Nie da się ukryć, że to serce domu.
W końcu najlepsze imprezy, zawsze toczą się w kuchni 😉 a teraz do konkretów.
Historię naszej kuchni z wystawy sklepu Nolte oraz powystawowego okapu Spazio 180 Falmec już opisywałam, w jednym z pierwszych postów.
Dziś chciałam przybliżyć Wam trochę detale tego otwartego na salon pomieszczenia.
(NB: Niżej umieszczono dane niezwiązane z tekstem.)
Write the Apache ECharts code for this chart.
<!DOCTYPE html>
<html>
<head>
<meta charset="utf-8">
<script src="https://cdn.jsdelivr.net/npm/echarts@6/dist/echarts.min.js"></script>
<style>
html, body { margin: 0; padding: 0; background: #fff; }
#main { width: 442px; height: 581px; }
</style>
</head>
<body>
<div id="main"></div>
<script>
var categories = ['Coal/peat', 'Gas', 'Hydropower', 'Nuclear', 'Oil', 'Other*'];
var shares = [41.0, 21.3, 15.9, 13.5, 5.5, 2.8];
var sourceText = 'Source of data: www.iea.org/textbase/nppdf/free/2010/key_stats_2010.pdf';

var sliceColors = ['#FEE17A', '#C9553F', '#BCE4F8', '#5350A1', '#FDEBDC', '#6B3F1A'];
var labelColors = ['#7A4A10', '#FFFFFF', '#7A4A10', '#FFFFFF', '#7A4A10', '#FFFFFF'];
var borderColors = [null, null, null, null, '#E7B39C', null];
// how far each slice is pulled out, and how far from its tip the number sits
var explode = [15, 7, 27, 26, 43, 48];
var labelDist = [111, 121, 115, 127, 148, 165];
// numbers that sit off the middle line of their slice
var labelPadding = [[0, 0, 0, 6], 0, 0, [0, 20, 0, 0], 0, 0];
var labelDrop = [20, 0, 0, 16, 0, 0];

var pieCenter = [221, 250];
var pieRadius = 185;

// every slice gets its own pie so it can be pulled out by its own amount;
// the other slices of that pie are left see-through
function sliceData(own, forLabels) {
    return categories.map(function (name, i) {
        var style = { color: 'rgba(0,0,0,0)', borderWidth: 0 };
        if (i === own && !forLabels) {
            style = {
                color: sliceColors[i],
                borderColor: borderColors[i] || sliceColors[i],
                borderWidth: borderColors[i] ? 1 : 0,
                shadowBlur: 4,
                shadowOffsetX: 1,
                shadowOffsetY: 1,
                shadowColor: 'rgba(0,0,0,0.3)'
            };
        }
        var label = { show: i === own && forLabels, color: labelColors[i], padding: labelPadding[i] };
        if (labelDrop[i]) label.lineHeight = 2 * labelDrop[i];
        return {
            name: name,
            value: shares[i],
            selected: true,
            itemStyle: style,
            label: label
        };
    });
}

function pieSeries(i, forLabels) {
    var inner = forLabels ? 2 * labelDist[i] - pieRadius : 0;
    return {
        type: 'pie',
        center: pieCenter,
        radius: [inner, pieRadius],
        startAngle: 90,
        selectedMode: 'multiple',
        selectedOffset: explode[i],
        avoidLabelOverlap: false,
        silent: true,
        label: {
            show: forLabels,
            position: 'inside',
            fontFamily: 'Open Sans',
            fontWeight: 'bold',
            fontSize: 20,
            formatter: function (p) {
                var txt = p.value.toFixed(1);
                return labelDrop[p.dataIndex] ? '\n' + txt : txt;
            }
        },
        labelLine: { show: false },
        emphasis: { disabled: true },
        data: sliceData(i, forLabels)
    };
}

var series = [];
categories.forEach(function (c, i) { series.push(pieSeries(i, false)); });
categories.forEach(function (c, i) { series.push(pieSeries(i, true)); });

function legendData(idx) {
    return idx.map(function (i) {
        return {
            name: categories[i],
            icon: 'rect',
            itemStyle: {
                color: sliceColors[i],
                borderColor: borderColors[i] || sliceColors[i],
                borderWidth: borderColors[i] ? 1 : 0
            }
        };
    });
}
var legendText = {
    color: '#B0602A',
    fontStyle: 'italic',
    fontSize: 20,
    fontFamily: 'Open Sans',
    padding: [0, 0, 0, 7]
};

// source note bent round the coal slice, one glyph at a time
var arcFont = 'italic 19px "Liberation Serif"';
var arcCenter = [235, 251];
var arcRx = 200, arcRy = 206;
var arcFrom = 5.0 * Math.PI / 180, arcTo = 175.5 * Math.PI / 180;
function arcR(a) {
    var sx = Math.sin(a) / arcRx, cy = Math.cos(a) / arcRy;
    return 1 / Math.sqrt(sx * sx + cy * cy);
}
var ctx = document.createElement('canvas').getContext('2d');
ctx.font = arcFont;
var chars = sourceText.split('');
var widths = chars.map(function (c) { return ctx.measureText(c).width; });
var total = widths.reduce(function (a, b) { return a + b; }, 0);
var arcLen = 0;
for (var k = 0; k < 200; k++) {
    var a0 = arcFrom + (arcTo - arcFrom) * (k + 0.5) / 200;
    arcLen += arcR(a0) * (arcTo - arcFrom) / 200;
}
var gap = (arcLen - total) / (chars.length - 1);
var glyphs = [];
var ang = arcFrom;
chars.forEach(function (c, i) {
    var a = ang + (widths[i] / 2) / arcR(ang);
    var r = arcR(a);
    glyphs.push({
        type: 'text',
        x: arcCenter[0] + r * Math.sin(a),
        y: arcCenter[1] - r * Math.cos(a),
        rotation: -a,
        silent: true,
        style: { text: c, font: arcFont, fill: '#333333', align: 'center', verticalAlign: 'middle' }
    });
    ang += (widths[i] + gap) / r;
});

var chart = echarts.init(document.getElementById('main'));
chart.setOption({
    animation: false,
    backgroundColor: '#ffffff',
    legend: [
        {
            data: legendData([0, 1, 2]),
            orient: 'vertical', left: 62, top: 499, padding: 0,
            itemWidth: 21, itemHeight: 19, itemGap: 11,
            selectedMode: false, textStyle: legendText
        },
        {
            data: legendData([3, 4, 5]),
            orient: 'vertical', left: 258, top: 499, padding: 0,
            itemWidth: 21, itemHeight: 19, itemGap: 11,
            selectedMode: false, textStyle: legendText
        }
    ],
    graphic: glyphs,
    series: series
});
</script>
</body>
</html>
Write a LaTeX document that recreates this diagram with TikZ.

Ze względu na sąsiadującą z kuchnią spiżarnię, schowaną pod schodami za ukrytymi drzwiami, nie było dla nas koniecznością ani priorytetem jak najwięcej miejsca na przechowywanie. Dla mnie kluczową sprawą była funkcjonalność, praktyczność i co tu ukrywać – estetyka.
Do dziś, nie chce mi się wierzyć w ten przypadek – tak, jakby była nam pisana. Ma ona wszystko, czego potrzeba. Jest też idealnym rozwiązaniem dla lekkich pedantów. (czyli dla mnie ;)) Cała część przy ścianie to zabudowa. Nie ma tu opcji na widoczny bałagan. Wszystko ukryte. Otwierasz lodówkę i wykładasz rzeczy na wyspę, myjesz warzywa i owoce. Nie ma tu miejsca na zbędne ruchy. A to naprawdę ważne.
Dokładne wymiary i układ wrzucam Wam w dalszych zdjęciach w poście.
Kluczową kwestią (jak zawsze), było dla nas oświetlenie. Tu go nie nie brakuje. Mamy listwy ledowe zarówno na ścianie kuchennej (w zabudowie) jak i od zewnętrznej strony wyspy, obok hokerów. Dodatkowe światła to lampa wbudowana w okap, będący jednocześnie wiszącą półką na zioła i przyprawy oraz szyny świetlne w podwieszanym suficie nad kuchnią. No i na koniec oczywiście światło dzienne , pochodzące z ogromnego okna, a właściwie ściany okiennej w kuchni. Przez całe życie miałam jasne, a nawet białe kuchnie.
W naszej stodole, kuchnia będzie jedynym „ciemniejszym” miejscem.